International World Energy Conference (IWEC), Kayseri, Turkey, 3 - 04 December 2021, pp.337-348

  • Publication Type: Conference Paper / Full Text
  • City: Kayseri
  • Country: Turkey
  • Page Numbers: pp.337-348
  • Kayseri University Affiliated: Yes


The energy sector has an important role in the development policies of countries due to the increase in energy prices with the increase in world energy demand and the tendency of energy resources to run out around the world. This situation negatively affects the world economy and economies with high foreign dependency such as the EU. With this study, it is important to determine the competitiveness of EU countries in the energy sector and to create policies that increase energy efficiency in energy-intensive production and reduce energy demand.
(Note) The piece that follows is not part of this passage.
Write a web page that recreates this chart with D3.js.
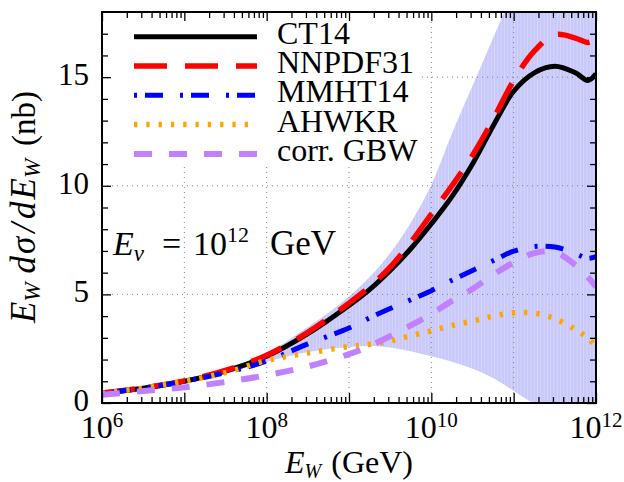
<!DOCTYPE html>
<html>
<head>
<meta charset="utf-8">
<script src="https://cdn.jsdelivr.net/npm/d3@7"></script>
<style>
  body { margin: 0; background: #fff; }
  text { font-family: "Liberation Serif", "DejaVu Serif", serif; fill: #000; }
</style>
</head>
<body>
<svg id="chart" width="624" height="482"></svg>
<script>
// log10(E_W / GeV) sample points
var logE   = [6, 6.5, 7, 7.5, 8, 8.5, 9, 9.25, 9.5, 9.75, 10, 10.25, 10.5, 10.75, 11, 11.25, 11.5, 11.75, 11.9, 12];
var ct14   = [0.45, 0.68, 1.0, 1.47, 2.15, 3.19, 4.49, 5.22, 6.1, 7.1, 8.25, 9.5, 11.0, 12.75, 14.35, 15.2, 15.5, 15.2, 14.85, 15.15];
var nnpdf  = [0.46, 0.7, 1.02, 1.5, 2.2, 3.25, 4.6, 5.35, 6.25, 7.4, 8.7, 10.0, 11.4, 13.05, 14.85, 16.2, 16.95, 16.8, 16.6, 16.75];
var mmht   = [0.45, 0.69, 1.0, 1.4, 1.93, 2.72, 3.45, 3.92, 4.35, 4.75, 5.17, 5.65, 6.1, 6.55, 6.99, 7.2, 7.18, 6.88, 6.66, 6.74];
var ahwkr  = [0.45, 0.69, 1.0, 1.4, 1.96, 2.3, 2.6, 2.7, 2.85, 3.1, 3.32, 3.57, 3.77, 4.0, 4.15, 4.14, 3.88, 3.38, 3.0, 2.6];
var gbw    = [0.38, 0.55, 0.72, 0.97, 1.28, 1.68, 2.25, 2.62, 3.08, 3.57, 4.1, 4.7, 5.25, 5.9, 6.47, 6.9, 6.95, 6.35, 5.8, 5.35];
var bandHi = [0.5, 0.72, 1.05, 1.55, 2.3, 3.5, 4.9, 5.8, 6.9, 8.3, 10.05, 12.4, 14.6, 16.8, 19.0, 21.2, 23.3, 25.4, 26.7, 27.5];
var bandLo = [0.4, 0.64, 0.95, 1.35, 1.9, 2.35, 2.57, 2.62, 2.55, 2.38, 2.15, 1.9, 1.58, 1.15, 0.55, -0.05, -0.7, -1.4, -1.8, -2.1];

var seriesNames = ["CT14", "NNPDF31", "MMHT14", "AHWKR", "corr. GBW"];
var seriesVals  = [ct14, nnpdf, mmht, ahwkr, gbw];
var colors      = ["#000000", "#ff0000", "#0000ff", "#ffa500", "#c080ff"];
var dashes      = [null, "33,18", "3,8,18,17", "3.3,9", "18,17"];
var widths      = [5, 5.5, 5, 5.5, 6];

var yMajor = [0, 5, 10, 15];
var xLabelExp = [6, 8, 10, 12];

var svg = d3.select("#chart");
var L = 102, R = 596, T = 12, B = 403;
var fs = 31;

var x = d3.scaleLog().domain([1e6, 1e12]).range([L, R]);
var y = d3.scaleLinear().domain([0, 18]).range([B, T]);

var defs = svg.append("defs");
defs.append("clipPath").attr("id", "clip")
  .append("rect").attr("x", L).attr("y", T).attr("width", R - L).attr("height", B - T);

var pat = defs.append("pattern").attr("id", "stripes")
  .attr("patternUnits", "userSpaceOnUse").attr("width", 3.3).attr("height", 10);
pat.append("rect").attr("width", 3.3).attr("height", 10).attr("fill", "#c8c8fa");
pat.append("rect").attr("x", 2.6).attr("width", 0.7).attr("height", 10).attr("fill", "#ffffff").attr("opacity", 0.35);

var plot = svg.append("g").attr("clip-path", "url(#clip)");

// uncertainty band
var bandData = logE.map(function(k, i){ return {e: Math.pow(10, k), lo: bandLo[i], hi: bandHi[i]}; });
var area = d3.area()
  .x(function(d){ return x(d.e); })
  .y0(function(d){ return y(d.lo); })
  .y1(function(d){ return y(d.hi); })
  .curve(d3.curveMonotoneX);
plot.append("path").datum(bandData).attr("d", area).attr("fill", "url(#stripes)");

// grid
var gridX = [1e7, 1e8, 1e9, 1e10, 1e11];
plot.selectAll(".gx").data(gridX).enter().append("line")
  .attr("x1", function(d){ return x(d); }).attr("x2", function(d){ return x(d); })
  .attr("y1", T).attr("y2", B)
  .attr("stroke", "#777").attr("stroke-width", 0.9).attr("stroke-dasharray", "1,4");
plot.selectAll(".gy").data([5, 10, 15]).enter().append("line")
  .attr("x1", L).attr("x2", R)
  .attr("y1", function(d){ return y(d); }).attr("y2", function(d){ return y(d); })
  .attr("stroke", "#777").attr("stroke-width", 0.9).attr("stroke-dasharray", "1,4");

// legend box (opaque)
svg.append("rect").attr("x", 106).attr("y", 14).attr("width", 312).attr("height", 152).attr("fill", "#fff");

// curves
var line = d3.line()
  .x(function(d){ return x(d.e); })
  .y(function(d){ return y(d.v); })
  .curve(d3.curveCatmullRom.alpha(0.5));

seriesVals.forEach(function(vals, s){
  var data = logE.map(function(k, i){ return {e: Math.pow(10, k), v: vals[i]}; });
  plot.append("path").datum(data)
    .attr("d", line)
    .attr("fill", "none")
    .attr("stroke", colors[s])
    .attr("stroke-width", widths[s])
    .attr("stroke-dasharray", dashes[s]);
});

// ticks
var xMinor = [];
for (var dec = 6; dec < 12; dec++) {
  for (var m = 2; m <= 9; m++) xMinor.push(m * Math.pow(10, dec));
}
var xMajor = [1e6, 1e7, 1e8, 1e9, 1e10, 1e11, 1e12];
var yMinor = d3.range(1, 18).filter(function(v){ return v % 5 !== 0; });

function tickGroup(axis, tx, ty) {
  var g = svg.append("g").attr("transform", "translate(" + tx + "," + ty + ")").call(axis);
  g.select(".domain").remove();
  g.selectAll("line").attr("stroke", "#000").attr("stroke-width", 1.3);
  return g;
}
tickGroup(d3.axisBottom(x).tickValues(xMajor).tickSize(-10).tickFormat(""), 0, B);
tickGroup(d3.axisBottom(x).tickValues(xMinor).tickSize(-6).tickFormat(""), 0, B);
tickGroup(d3.axisTop(x).tickValues(xMajor).tickSize(-9).tickFormat(""), 0, T);
tickGroup(d3.axisTop(x).tickValues(xMinor).tickSize(-6).tickFormat(""), 0, T);
tickGroup(d3.axisLeft(y).tickValues(yMajor).tickSize(-9).tickFormat(""), L, 0);
tickGroup(d3.axisLeft(y).tickValues(yMinor).tickSize(-6).tickFormat(""), L, 0);
tickGroup(d3.axisRight(y).tickValues(yMajor).tickSize(-9).tickFormat(""), R, 0);
tickGroup(d3.axisRight(y).tickValues(yMinor).tickSize(-6).tickFormat(""), R, 0);

// frame
svg.append("rect").attr("x", L).attr("y", T).attr("width", R - L).attr("height", B - T)
  .attr("fill", "none").attr("stroke", "#000").attr("stroke-width", 2);

// y tick labels
svg.selectAll(".yl").data(yMajor).enter().append("text")
  .attr("x", 89).attr("y", function(d){ return y(d) + 8; })
  .attr("text-anchor", "end").attr("font-size", fs)
  .text(function(d){ return d; });

// x tick labels 10^k
xLabelExp.forEach(function(k){
  var t = svg.append("text").attr("x", x(Math.pow(10, k))).attr("y", B + 35)
    .attr("text-anchor", "middle").attr("font-size", 32);
  t.append("tspan").text("10");
  t.append("tspan").attr("font-size", 21).attr("dy", -11).text(k);
});

// x axis title
var xt = svg.append("text").attr("x", 285).attr("y", 473).attr("font-size", 32);
xt.append("tspan").attr("font-style", "italic").text("E");
xt.append("tspan").attr("font-style", "italic").attr("font-size", 20).attr("dy", 5).text("W");
svg.append("text").attr("x", 413).attr("y", 473).attr("text-anchor", "end")
  .attr("font-size", 32).text("(GeV)");

// y axis title
var yg = svg.append("g").attr("transform", "translate(35,323) rotate(-90)");
var yt = yg.append("text").attr("x", 0).attr("y", 0).attr("font-size", 35).attr("font-style", "italic");
yt.append("tspan").text("E");
yt.append("tspan").attr("font-size", 23).attr("dy", 5).text("W");
yt.append("tspan").attr("dx", 9).attr("dy", -5).text("d");
yt.append("tspan").attr("dx", 2).text("σ");
yt.append("tspan").attr("dx", 4).text("/");
yt.append("tspan").attr("dx", 4).text("d");
yt.append("tspan").attr("dx", 2).text("E");
yt.append("tspan").attr("font-size", 23).attr("dy", 5).text("W");
yg.append("text").attr("x", 232).attr("y", 0).attr("text-anchor", "end")
  .attr("font-size", 33).text("(nb)");

// annotation
var an = svg.append("text").attr("x", 113).attr("y", 255).attr("font-size", 34);
an.append("tspan").attr("font-style", "italic").text("E");
an.append("tspan").attr("font-style", "italic").attr("font-size", 23).attr("dy", 6).text("ν");
an.append("tspan").attr("x", 162).attr("dy", -6).text("=");
an.append("tspan").attr("x", 193).text("10");
an.append("tspan").attr("font-size", 22).attr("dy", -13).text("12");
svg.append("text").attr("x", 336).attr("y", 255).attr("text-anchor", "end")
  .attr("font-size", 35).text("GeV");

// legend
seriesNames.forEach(function(name, s){
  var ly = 36.7 + 29.3 * s;
  svg.append("line").attr("x1", 134).attr("x2", 257).attr("y1", ly).attr("y2", ly)
    .attr("stroke", colors[s]).attr("stroke-width", widths[s]).attr("stroke-dasharray", dashes[s]);
  svg.append("text").attr("x", 277).attr("y", ly + 7).attr("font-size", 32).text(name);
});
</script>
</body>
</html>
This study aims to examine the competitiveness and foreign trade balance of EU countries in the energy sector by using the data for the period of 2015-2019 and the Product Mapping Method proposed in Widodo (2009) for EU countries. The results obtained from the study are summarized as follows: Bulgaria, Czechia, France, Sweden, Slovenia, Romania, Portugal and Estonia in the electricity and derived heat sector; Bulgaria, Czechia, Estonia, Croatia, Lithuania, Latvia, Austria and Portugal in the biofuel sector; Denmark in the petroleum and petroleum products sector (in 2017 only); Czechia (in 2016 only) and Poland (in 2015, 2016, 2017) in the solid fossil fuels sector; In the natural gas sector, the Netherlands (in 2015, 2016, 2017) is in Group A. Countries in Group A both have comparative advantage and are net exporters in the relevant sectors. The number of countries in Group A is higher in the electricity and derived heat and biofuels sectors. However, it has been determined that the number of countries in Group D is quite high in the natural gas, solid fossil fuel and petroleum and petroleum products sectors. Countries in Group D are countries that have a comparative disadvantage in the relevant sectors and are net importers.